Charts and diagrams as code:
────────────────────────────────────────

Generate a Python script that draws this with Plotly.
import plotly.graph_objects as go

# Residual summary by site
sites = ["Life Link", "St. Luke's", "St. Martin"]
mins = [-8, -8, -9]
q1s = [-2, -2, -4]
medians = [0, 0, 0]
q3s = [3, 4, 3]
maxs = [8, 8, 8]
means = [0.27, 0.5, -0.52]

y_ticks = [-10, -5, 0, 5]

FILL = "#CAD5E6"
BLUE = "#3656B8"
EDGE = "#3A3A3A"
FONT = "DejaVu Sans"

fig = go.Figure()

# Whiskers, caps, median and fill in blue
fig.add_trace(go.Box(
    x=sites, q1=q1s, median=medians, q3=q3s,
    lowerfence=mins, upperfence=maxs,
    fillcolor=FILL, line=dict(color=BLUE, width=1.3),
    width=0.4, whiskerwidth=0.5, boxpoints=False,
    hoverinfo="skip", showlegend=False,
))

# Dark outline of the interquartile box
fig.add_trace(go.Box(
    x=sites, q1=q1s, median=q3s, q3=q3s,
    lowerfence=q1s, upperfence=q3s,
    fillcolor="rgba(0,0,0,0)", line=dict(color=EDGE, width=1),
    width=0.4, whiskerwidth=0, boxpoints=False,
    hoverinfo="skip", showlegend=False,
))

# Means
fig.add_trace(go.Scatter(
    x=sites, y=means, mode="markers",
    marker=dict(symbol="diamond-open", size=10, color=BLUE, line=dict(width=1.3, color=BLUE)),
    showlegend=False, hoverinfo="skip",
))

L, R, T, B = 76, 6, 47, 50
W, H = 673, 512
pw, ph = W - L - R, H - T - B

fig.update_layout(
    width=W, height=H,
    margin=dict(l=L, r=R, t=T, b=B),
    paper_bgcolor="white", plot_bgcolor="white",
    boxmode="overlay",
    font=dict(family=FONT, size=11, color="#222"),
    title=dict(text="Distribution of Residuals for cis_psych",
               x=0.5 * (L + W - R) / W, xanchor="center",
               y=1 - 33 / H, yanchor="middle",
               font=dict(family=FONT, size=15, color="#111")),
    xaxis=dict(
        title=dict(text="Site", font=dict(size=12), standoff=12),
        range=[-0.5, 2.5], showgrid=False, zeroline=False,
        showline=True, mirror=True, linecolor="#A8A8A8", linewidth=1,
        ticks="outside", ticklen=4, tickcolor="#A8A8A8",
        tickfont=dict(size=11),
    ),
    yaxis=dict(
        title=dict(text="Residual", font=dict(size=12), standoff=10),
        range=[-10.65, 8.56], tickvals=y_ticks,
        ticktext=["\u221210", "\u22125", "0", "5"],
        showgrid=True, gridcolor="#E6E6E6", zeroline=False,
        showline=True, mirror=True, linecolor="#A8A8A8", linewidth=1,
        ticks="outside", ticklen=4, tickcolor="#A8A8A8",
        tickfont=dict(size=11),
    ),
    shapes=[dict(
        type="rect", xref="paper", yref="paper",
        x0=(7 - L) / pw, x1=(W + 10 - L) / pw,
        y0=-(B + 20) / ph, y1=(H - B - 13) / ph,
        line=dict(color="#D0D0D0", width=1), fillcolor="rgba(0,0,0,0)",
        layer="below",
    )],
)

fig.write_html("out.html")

────────────────────────────────────────

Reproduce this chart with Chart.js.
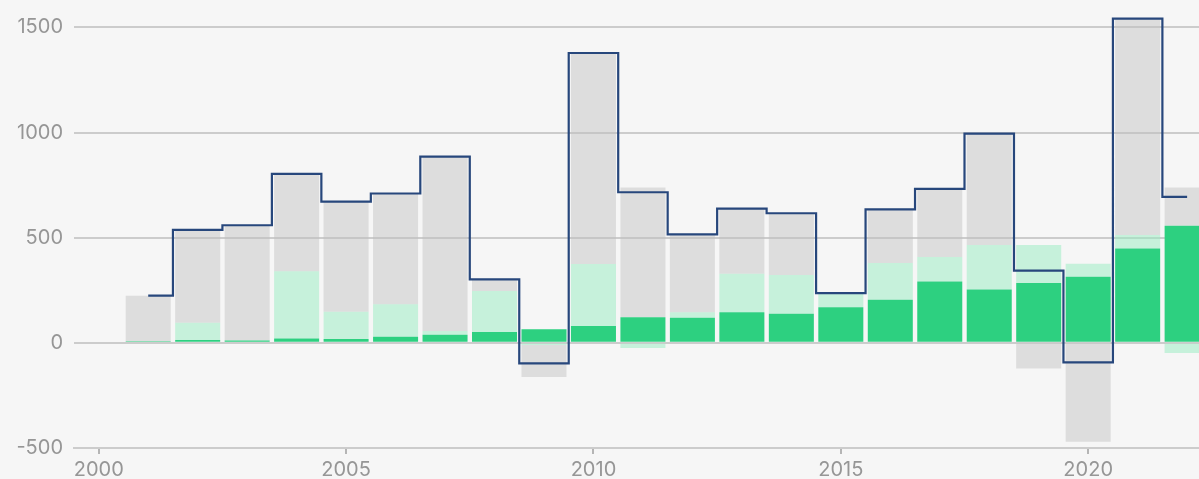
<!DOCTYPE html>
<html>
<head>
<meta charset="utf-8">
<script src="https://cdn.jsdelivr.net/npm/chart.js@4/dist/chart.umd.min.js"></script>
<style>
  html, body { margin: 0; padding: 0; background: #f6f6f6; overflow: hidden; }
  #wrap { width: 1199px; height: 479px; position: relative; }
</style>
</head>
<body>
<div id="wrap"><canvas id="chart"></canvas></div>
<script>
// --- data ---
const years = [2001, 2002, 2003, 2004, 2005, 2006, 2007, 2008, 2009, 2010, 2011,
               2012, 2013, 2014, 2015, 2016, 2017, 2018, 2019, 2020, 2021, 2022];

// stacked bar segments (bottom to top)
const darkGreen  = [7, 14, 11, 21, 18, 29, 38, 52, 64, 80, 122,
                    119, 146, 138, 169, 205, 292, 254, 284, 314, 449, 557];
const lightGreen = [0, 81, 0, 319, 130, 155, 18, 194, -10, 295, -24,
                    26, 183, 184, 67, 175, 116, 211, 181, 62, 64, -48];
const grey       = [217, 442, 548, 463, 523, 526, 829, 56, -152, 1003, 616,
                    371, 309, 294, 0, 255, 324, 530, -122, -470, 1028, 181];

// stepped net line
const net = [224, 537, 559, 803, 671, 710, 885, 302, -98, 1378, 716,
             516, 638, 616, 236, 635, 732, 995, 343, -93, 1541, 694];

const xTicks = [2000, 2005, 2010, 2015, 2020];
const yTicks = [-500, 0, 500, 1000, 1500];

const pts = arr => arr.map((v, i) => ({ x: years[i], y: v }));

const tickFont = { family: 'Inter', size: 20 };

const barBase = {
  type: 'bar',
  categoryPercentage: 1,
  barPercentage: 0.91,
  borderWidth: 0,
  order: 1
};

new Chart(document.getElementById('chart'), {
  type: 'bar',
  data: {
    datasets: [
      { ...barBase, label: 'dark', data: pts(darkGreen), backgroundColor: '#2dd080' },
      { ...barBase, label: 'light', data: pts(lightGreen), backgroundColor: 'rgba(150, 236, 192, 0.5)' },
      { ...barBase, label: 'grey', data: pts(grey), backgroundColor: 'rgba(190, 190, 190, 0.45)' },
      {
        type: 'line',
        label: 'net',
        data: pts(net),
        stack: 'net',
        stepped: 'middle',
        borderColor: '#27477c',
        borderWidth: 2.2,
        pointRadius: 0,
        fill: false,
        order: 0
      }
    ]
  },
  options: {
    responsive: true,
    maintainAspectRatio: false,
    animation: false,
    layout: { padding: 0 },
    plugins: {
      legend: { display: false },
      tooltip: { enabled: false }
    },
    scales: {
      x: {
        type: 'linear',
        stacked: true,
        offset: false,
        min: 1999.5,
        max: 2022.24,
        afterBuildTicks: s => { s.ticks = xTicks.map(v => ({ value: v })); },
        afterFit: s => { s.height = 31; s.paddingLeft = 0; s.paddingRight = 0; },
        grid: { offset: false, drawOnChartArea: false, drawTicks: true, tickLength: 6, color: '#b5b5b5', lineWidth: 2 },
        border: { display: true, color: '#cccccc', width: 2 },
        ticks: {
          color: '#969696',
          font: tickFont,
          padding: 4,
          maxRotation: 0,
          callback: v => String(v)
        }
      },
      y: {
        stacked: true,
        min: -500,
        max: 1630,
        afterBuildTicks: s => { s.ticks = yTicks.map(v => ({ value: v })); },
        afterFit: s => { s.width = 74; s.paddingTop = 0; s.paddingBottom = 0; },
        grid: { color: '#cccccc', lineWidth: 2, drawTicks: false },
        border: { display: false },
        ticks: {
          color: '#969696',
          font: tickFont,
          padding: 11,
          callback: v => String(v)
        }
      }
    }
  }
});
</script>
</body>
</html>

────────────────────────────────────────

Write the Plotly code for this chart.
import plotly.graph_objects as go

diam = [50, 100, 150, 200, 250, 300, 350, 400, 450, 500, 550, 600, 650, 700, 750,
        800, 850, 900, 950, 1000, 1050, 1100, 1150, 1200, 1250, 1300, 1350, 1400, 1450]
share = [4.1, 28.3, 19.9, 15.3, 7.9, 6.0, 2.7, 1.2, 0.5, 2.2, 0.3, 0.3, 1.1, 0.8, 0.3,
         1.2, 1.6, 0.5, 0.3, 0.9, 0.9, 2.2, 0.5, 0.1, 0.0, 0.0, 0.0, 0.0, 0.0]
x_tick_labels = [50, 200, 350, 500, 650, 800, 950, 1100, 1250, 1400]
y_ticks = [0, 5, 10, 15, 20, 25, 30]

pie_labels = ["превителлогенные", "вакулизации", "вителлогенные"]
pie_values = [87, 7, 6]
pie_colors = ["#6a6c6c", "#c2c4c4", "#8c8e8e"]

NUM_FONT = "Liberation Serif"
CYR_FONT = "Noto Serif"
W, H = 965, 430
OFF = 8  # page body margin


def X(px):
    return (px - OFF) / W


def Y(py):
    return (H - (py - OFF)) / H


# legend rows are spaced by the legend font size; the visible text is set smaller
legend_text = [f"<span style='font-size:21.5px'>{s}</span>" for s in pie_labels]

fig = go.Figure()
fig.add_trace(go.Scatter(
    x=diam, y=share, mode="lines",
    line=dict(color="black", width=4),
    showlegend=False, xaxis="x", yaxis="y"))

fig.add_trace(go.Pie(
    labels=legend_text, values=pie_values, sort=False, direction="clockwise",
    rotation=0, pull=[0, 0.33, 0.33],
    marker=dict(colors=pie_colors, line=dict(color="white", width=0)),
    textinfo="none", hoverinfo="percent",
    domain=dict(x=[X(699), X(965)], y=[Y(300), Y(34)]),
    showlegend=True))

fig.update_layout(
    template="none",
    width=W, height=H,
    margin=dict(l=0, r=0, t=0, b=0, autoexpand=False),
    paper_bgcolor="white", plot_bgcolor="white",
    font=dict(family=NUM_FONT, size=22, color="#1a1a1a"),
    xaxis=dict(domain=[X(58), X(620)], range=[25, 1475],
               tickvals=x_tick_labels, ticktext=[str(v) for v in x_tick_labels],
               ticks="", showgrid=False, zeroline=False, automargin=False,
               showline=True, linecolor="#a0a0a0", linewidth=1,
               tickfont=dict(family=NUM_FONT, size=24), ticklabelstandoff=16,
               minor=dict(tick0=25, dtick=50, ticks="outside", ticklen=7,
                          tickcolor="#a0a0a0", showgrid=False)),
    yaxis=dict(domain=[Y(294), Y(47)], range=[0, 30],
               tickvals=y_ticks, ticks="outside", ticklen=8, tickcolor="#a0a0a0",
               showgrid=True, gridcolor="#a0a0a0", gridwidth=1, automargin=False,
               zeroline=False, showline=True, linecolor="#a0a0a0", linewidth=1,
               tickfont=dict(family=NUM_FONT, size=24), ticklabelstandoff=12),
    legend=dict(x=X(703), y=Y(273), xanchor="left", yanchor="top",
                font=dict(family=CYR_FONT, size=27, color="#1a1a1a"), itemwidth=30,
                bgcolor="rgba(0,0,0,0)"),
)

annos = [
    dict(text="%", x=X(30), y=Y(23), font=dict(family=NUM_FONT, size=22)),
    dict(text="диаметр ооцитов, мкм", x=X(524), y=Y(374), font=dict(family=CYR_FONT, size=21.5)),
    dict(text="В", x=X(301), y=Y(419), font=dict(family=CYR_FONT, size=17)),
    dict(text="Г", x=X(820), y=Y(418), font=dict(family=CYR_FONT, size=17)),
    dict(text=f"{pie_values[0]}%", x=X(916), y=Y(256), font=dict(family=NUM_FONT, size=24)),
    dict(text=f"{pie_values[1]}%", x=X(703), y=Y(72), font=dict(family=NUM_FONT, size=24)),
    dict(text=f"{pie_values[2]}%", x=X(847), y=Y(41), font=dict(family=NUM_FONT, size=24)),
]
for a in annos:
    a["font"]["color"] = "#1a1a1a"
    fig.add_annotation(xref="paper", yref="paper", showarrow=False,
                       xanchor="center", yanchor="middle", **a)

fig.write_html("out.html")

────────────────────────────────────────

_TASK OBJECTIVE_
Each line from the line containing "Generate a Python" through the line containing "pw, ph = W - L - R, H - T - B" is to be transcribed exactly, and no other line.

_EXERCISE SOLUTION_
Generate a Python script that draws this with Plotly.
import plotly.graph_objects as go

# Residual summary by site
sites = ["Life Link", "St. Luke's", "St. Martin"]
mins = [-8, -8, -9]
q1s = [-2, -2, -4]
medians = [0, 0, 0]
q3s = [3, 4, 3]
maxs = [8, 8, 8]
means = [0.27, 0.5, -0.52]

y_ticks = [-10, -5, 0, 5]

FILL = "#CAD5E6"
BLUE = "#3656B8"
EDGE = "#3A3A3A"
FONT = "DejaVu Sans"

fig = go.Figure()

# Whiskers, caps, median and fill in blue
fig.add_trace(go.Box(
    x=sites, q1=q1s, median=medians, q3=q3s,
    lowerfence=mins, upperfence=maxs,
    fillcolor=FILL, line=dict(color=BLUE, width=1.3),
    width=0.4, whiskerwidth=0.5, boxpoints=False,
    hoverinfo="skip", showlegend=False,
))

# Dark outline of the interquartile box
fig.add_trace(go.Box(
    x=sites, q1=q1s, median=q3s, q3=q3s,
    lowerfence=q1s, upperfence=q3s,
    fillcolor="rgba(0,0,0,0)", line=dict(color=EDGE, width=1),
    width=0.4, whiskerwidth=0, boxpoints=False,
    hoverinfo="skip", showlegend=False,
))

# Means
fig.add_trace(go.Scatter(
    x=sites, y=means, mode="markers",
    marker=dict(symbol="diamond-open", size=10, color=BLUE, line=dict(width=1.3, color=BLUE)),
    showlegend=False, hoverinfo="skip",
))

L, R, T, B = 76, 6, 47, 50
W, H = 673, 512
pw, ph = W - L - R, H - T - B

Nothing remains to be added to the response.